Bungie reportedly decided earlier this year to end support for Destiny 2 after internal plans to relaunch the franchise as "Destiny Infinity" were shelved due to high costs and risk. The article says recent expansions underperformed, player retention worsened, and Destiny 2 content updates will end on June 9, though the game will remain playable. The piece also notes Sony has disclosed a $765 million impairment tied to Bungie underperformance, underscoring ongoing financial strain at the studio.

Analysis

The key market signal is not just product fatigue at Bungie; it is a forced repricing of Sony’s live-service optionality. A dead-end Destiny relaunch would have required meaningful front-loaded spend, so walking away suggests management is prioritizing capital preservation over growth, but it also means the company has fewer credible levers to offset Marathon underperformance. That raises the probability of a longer earnings overhang: not one event, but a multi-quarter trust deficit where investors demand proof that Sony can still manufacture durable recurring revenue outside its core console ecosystem.

Second-order, this is a negative read-through for the economics of expensive “always-on” game development more broadly. If a franchise with a loyal installed base can’t justify a relaunch, then the hurdle rate for other AA/AAA live-service projects rises, which should pressure valuation multiples across gaming peers that are still underwriting future subscription-like cash flows. The market will likely treat Bungie as evidence that spend intensity is becoming a liability unless paired with a clear retention engine, which is especially punitive for studios carrying large fixed-cost teams.
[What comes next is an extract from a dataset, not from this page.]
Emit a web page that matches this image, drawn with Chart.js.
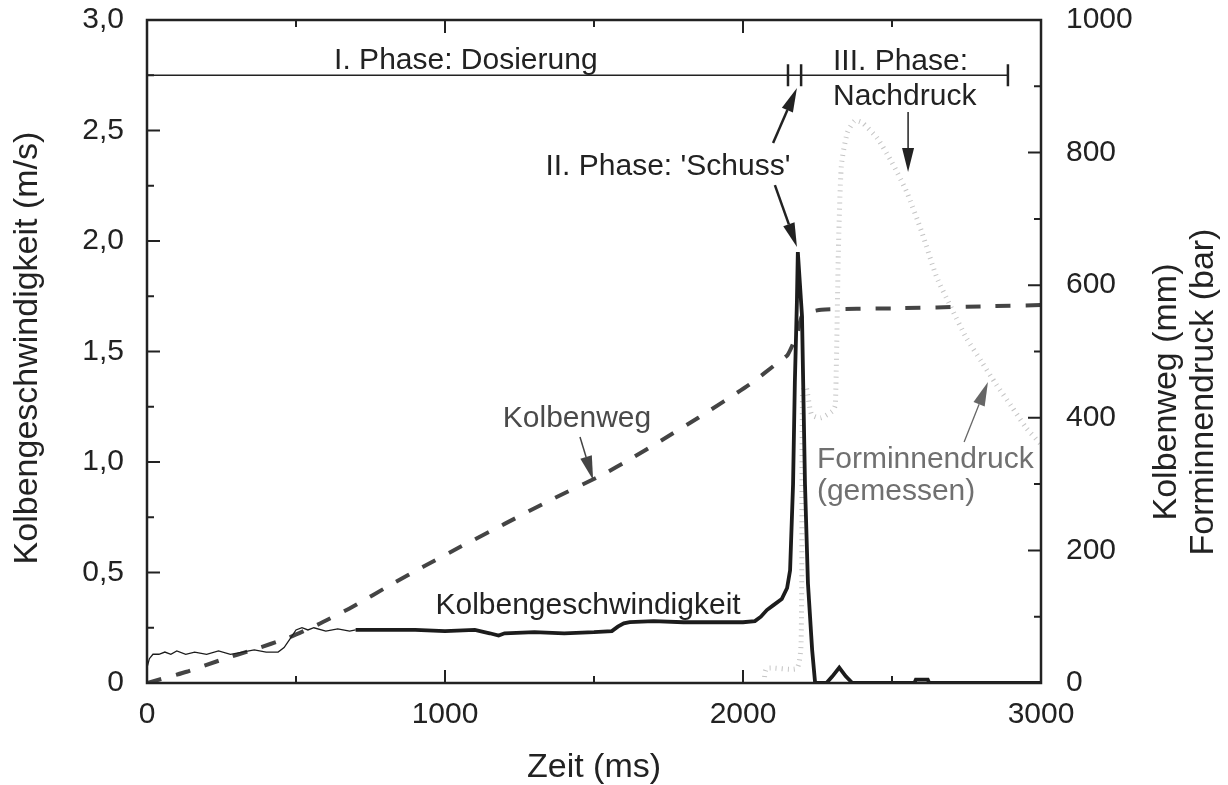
<!DOCTYPE html>
<html>
<head>
<meta charset="utf-8">
<script src="https://cdn.jsdelivr.net/npm/chart.js@4.4.1/dist/chart.umd.min.js"></script>
<style>
  html, body { margin: 0; padding: 0; background: #fff; }
  #wrap { width: 1228px; height: 785px; position: relative; }
</style>
</head>
<body>
<div id="wrap"><canvas id="chart"></canvas></div>
<script>
// Kolbengeschwindigkeit (m/s), left axis
const speedTime = [0, 8, 20, 40, 60, 80, 100, 130, 160, 200, 240, 280, 320, 360, 400, 440, 460, 480, 500, 520, 540, 560, 600, 640, 680, 700,
  800, 900, 1000, 1100, 1150, 1180, 1200, 1300, 1400, 1500, 1560, 1580, 1600, 1620, 1700, 1800, 1900, 2000, 2040, 2060, 2080, 2100, 2130,
  2148, 2158, 2168, 2174, 2181, 2184, 2198, 2208, 2218, 2232, 2242, 2280, 2300, 2323, 2345, 2367, 2575, 2580, 2620, 2625, 3000];
const speedValues = [0.07, 0.11, 0.13, 0.13, 0.14, 0.13, 0.145, 0.13, 0.14, 0.13, 0.145, 0.13, 0.14, 0.15, 0.14, 0.14, 0.16, 0.2, 0.24, 0.25, 0.24, 0.25, 0.235, 0.245, 0.235, 0.24,
  0.24, 0.24, 0.235, 0.24, 0.225, 0.215, 0.225, 0.23, 0.225, 0.23, 0.235, 0.255, 0.27, 0.275, 0.28, 0.275, 0.275, 0.275, 0.28, 0.3, 0.33, 0.35, 0.38,
  0.43, 0.51, 0.9, 1.36, 1.73, 1.95, 1.66, 0.9, 0.45, 0.15, 0, 0, 0.03, 0.07, 0.03, 0, 0, 0.015, 0.015, 0, 0];

// Kolbenweg (mm), right axis
const wegTime = [0, 133, 250, 355, 473, 573, 690, 825, 925, 1050, 1200, 1350, 1528, 1619, 1730, 1850, 2021, 2122, 2150, 2183, 2200, 2263, 2500, 2800, 3000];
const wegValues = [0, 17, 35, 50, 68, 88, 115, 150, 175, 205, 240, 275, 314, 337, 367, 400, 450, 485, 495, 528, 555, 563, 565, 568, 570];

// Forminnendruck gemessen (bar), right axis
const druckTime = [2070, 2080, 2180, 2195, 2200, 2212, 2230, 2260, 2300, 2310, 2320, 2330, 2350, 2375, 2400, 2450, 2500, 2550, 2600, 2650, 2700, 2750, 2800, 2850, 2900, 2950, 3000];
const druckValues = [0, 22, 22, 60, 440, 446, 405, 400, 410, 420, 650, 780, 830, 848, 845, 822, 785, 740, 680, 612, 565, 520, 485, 450, 418, 385, 360];

const xTicks = [0, 1000, 2000, 3000];
const speedTicks = [0, 0.5, 1, 1.5, 2, 2.5, 3];
const rightTicks = [0, 200, 400, 600, 800, 1000];

const FONT = "'Liberation Sans', Arial, Helvetica, sans-serif";
const INK = "#222";

const pts = (xs, ys) => xs.map((x, i) => ({ x: x, y: ys[i] }));

// annotation texts and arrows, in data units (ms / m/s)
const labels = [
  { text: "I. Phase: Dosierung", x: 1070, y: 2.778, align: "center", color: INK },
  { text: "III. Phase:", x: 2302, y: 2.774, align: "left", color: INK },
  { text: "Nachdruck", x: 2302, y: 2.615, align: "left", color: INK },
  { text: "II. Phase: 'Schuss'", x: 1748, y: 2.299, align: "center", color: INK },
  { text: "Kolbenweg", x: 1443, y: 1.158, align: "center", color: "#4a4a4a" },
  { text: "Kolbengeschwindigkeit", x: 1480, y: 0.312, align: "center", color: INK },
  { text: "Forminnendruck", x: 2248, y: 0.973, align: "left", color: "#707070" },
  { text: "(gemessen)", x: 2248, y: 0.828, align: "left", color: "#707070" }
];
const arrows = [
  { from: [2101, 2.443], to: [2181, 2.692], color: INK, width: 2.5 },
  { from: [2107, 2.253], to: [2181, 1.973], color: INK, width: 2.5 },
  { from: [2554, 2.584], to: [2554, 2.312], color: INK, width: 1.5 },
  { from: [1453, 1.113], to: [1497, 0.919], color: "#444", width: 1.5 },
  { from: [2742, 1.090], to: [2822, 1.362], color: "#666", width: 1.3 }
];
const phaseLine = { y: 2.75, start: 0, end: 2889, bars: [2151, 2195, 2889] };

function drawArrow(ctx, x1, y1, x2, y2, color, width) {
  const ang = Math.atan2(y2 - y1, x2 - x1);
  const len = 24, half = 6;
  const bx = x2 - len * Math.cos(ang), by = y2 - len * Math.sin(ang);
  ctx.strokeStyle = color;
  ctx.fillStyle = color;
  ctx.lineWidth = width;
  ctx.beginPath();
  ctx.moveTo(x1, y1);
  ctx.lineTo(bx, by);
  ctx.stroke();
  ctx.beginPath();
  ctx.moveTo(x2, y2);
  ctx.lineTo(bx + half * Math.sin(ang), by - half * Math.cos(ang));
  ctx.lineTo(bx - half * Math.sin(ang), by + half * Math.cos(ang));
  ctx.closePath();
  ctx.fill();
}

// frame with inward ticks, axis titles and the annotations
const framePlugin = {
  id: "frame",
  afterDatasetsDraw(chart) {
    const { ctx, chartArea: a, scales } = chart;
    const x = scales.x, y = scales.y, y1 = scales.y1;
    ctx.save();
    ctx.strokeStyle = INK;
    ctx.lineWidth = 2.5;
    ctx.strokeRect(a.left, a.top, a.right - a.left, a.bottom - a.top);

    ctx.lineWidth = 2;
    ctx.beginPath();
    for (let v = 0; v <= 3000; v += 500) {
      const px = x.getPixelForValue(v);
      const l = v % 1000 === 0 ? 13 : 7;
      ctx.moveTo(px, a.bottom); ctx.lineTo(px, a.bottom - l);
      ctx.moveTo(px, a.top); ctx.lineTo(px, a.top + l);
    }
    for (let i = 0; i <= 12; i++) {
      const py = y.getPixelForValue(i * 0.25);
      const l = i % 2 === 0 ? 13 : 7;
      ctx.moveTo(a.left, py); ctx.lineTo(a.left + l, py);
    }
    for (let v = 0; v <= 1000; v += 100) {
      const py = y1.getPixelForValue(v);
      const l = v % 200 === 0 ? 13 : 7;
      ctx.moveTo(a.right, py); ctx.lineTo(a.right - l, py);
    }
    ctx.stroke();

    // phase bar
    const py = y.getPixelForValue(phaseLine.y);
    ctx.lineWidth = 1.3;
    ctx.beginPath();
    ctx.moveTo(x.getPixelForValue(phaseLine.start), py);
    ctx.lineTo(x.getPixelForValue(phaseLine.end), py);
    ctx.stroke();
    ctx.lineWidth = 2.5;
    ctx.beginPath();
    phaseLine.bars.forEach(b => {
      const px = x.getPixelForValue(b);
      ctx.moveTo(px, py - 11); ctx.lineTo(px, py + 11);
    });
    ctx.stroke();

    ctx.font = "30px " + FONT;
    ctx.textBaseline = "alphabetic";
    labels.forEach(l => {
      ctx.fillStyle = l.color;
      ctx.textAlign = l.align;
      ctx.fillText(l.text, x.getPixelForValue(l.x), y.getPixelForValue(l.y));
    });
    arrows.forEach(r => {
      drawArrow(ctx, x.getPixelForValue(r.from[0]), y.getPixelForValue(r.from[1]),
        x.getPixelForValue(r.to[0]), y.getPixelForValue(r.to[1]), r.color, r.width);
    });

    // axis titles
    ctx.fillStyle = INK;
    ctx.font = "34px " + FONT;
    ctx.textAlign = "center";
    ctx.fillText("Zeit (ms)", (a.left + a.right) / 2, 777);
    const titleV = (text, bx, cy) => {
      ctx.save();
      ctx.translate(bx, cy);
      ctx.rotate(-Math.PI / 2);
      ctx.fillText(text, 0, 0);
      ctx.restore();
    };
    titleV("Kolbengeschwindigkeit (m/s)", 37, 348);
    titleV("Kolbenweg (mm)", 1176, 392);
    titleV("Forminnendruck (bar)", 1213, 392);
    ctx.restore();
  }
};

const tickFont = { family: FONT, size: 30 };
// pin the scale boxes so the plot area sits where the original has it
const fitV = w => s => { s.width = w; s.paddingTop = 0; s.paddingBottom = 0; };

new Chart(document.getElementById("chart"), {
  type: "line",
  data: {
    datasets: [
      {
        label: "Kolbengeschwindigkeit",
        data: pts(speedTime, speedValues),
        yAxisID: "y",
        borderColor: "#1c1c1c",
        borderWidth: 3.5,
        pointRadius: 0,
        tension: 0,
        segment: { borderWidth: c => (c.p0.parsed.x < 690 ? 1.3 : 3.8) }
      },
      {
        label: "Kolbenweg",
        data: pts(wegTime, wegValues),
        yAxisID: "y1",
        borderColor: "#444",
        borderWidth: 4,
        borderDash: [15, 15],
        pointRadius: 0,
        tension: 0.2
      },
      {
        label: "Forminnendruck",
        data: pts(druckTime, druckValues),
        yAxisID: "y1",
        borderColor: "#c4c4c4",
        borderWidth: 5,
        borderDash: [1, 5],
        pointRadius: 0,
        tension: 0.2
      }
    ]
  },
  options: {
    responsive: true,
    maintainAspectRatio: false,
    animation: false,
    events: [],
    layout: { padding: { top: 20, left: 0, right: 0, bottom: 0 } },
    plugins: { legend: { display: false }, tooltip: { enabled: false } },
    scales: {
      x: {
        type: "linear",
        min: 0, max: 3000,
        grid: { display: false },
        border: { display: false },
        afterBuildTicks: s => { s.ticks = xTicks.map(v => ({ value: v })); },
        ticks: { font: tickFont, color: INK, padding: 6, maxRotation: 0, callback: v => String(v) },
        afterFit: s => { s.height = 102; s.paddingLeft = 0; s.paddingRight = 0; }
      },
      y: {
        position: "left",
        min: 0, max: 3,
        grid: { display: false },
        border: { display: false },
        afterBuildTicks: s => { s.ticks = speedTicks.map(v => ({ value: v })); },
        ticks: { font: tickFont, color: INK, padding: 15, callback: v => (v === 0 ? "0" : v.toFixed(1).replace(".", ",")) },
        afterFit: fitV(147)
      },
      y1: {
        position: "right",
        min: 0, max: 1000,
        grid: { display: false },
        border: { display: false },
        afterBuildTicks: s => { s.ticks = rightTicks.map(v => ({ value: v })); },
        ticks: { font: tickFont, color: INK, padding: 17, callback: v => String(v) },
        afterFit: fitV(187)
      }
    }
  },
  plugins: [framePlugin]
});
</script>
</body>
</html>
The strongest contrarian point is that the selloff risk in SONY may be front-loaded relative to fundamentals. Sony’s hardware, entertainment, and first-party ecosystem still matter more to group earnings than Bungie does, so the impairment narrative can overshoot if investors extrapolate one studio’s failure into a broader platform problem. The real question is whether Sony uses this reset to cut costs faster and reallocate toward higher-conviction content; if so, the earnings pain can be a one-time charge while the strategic benefit emerges over 12-18 months.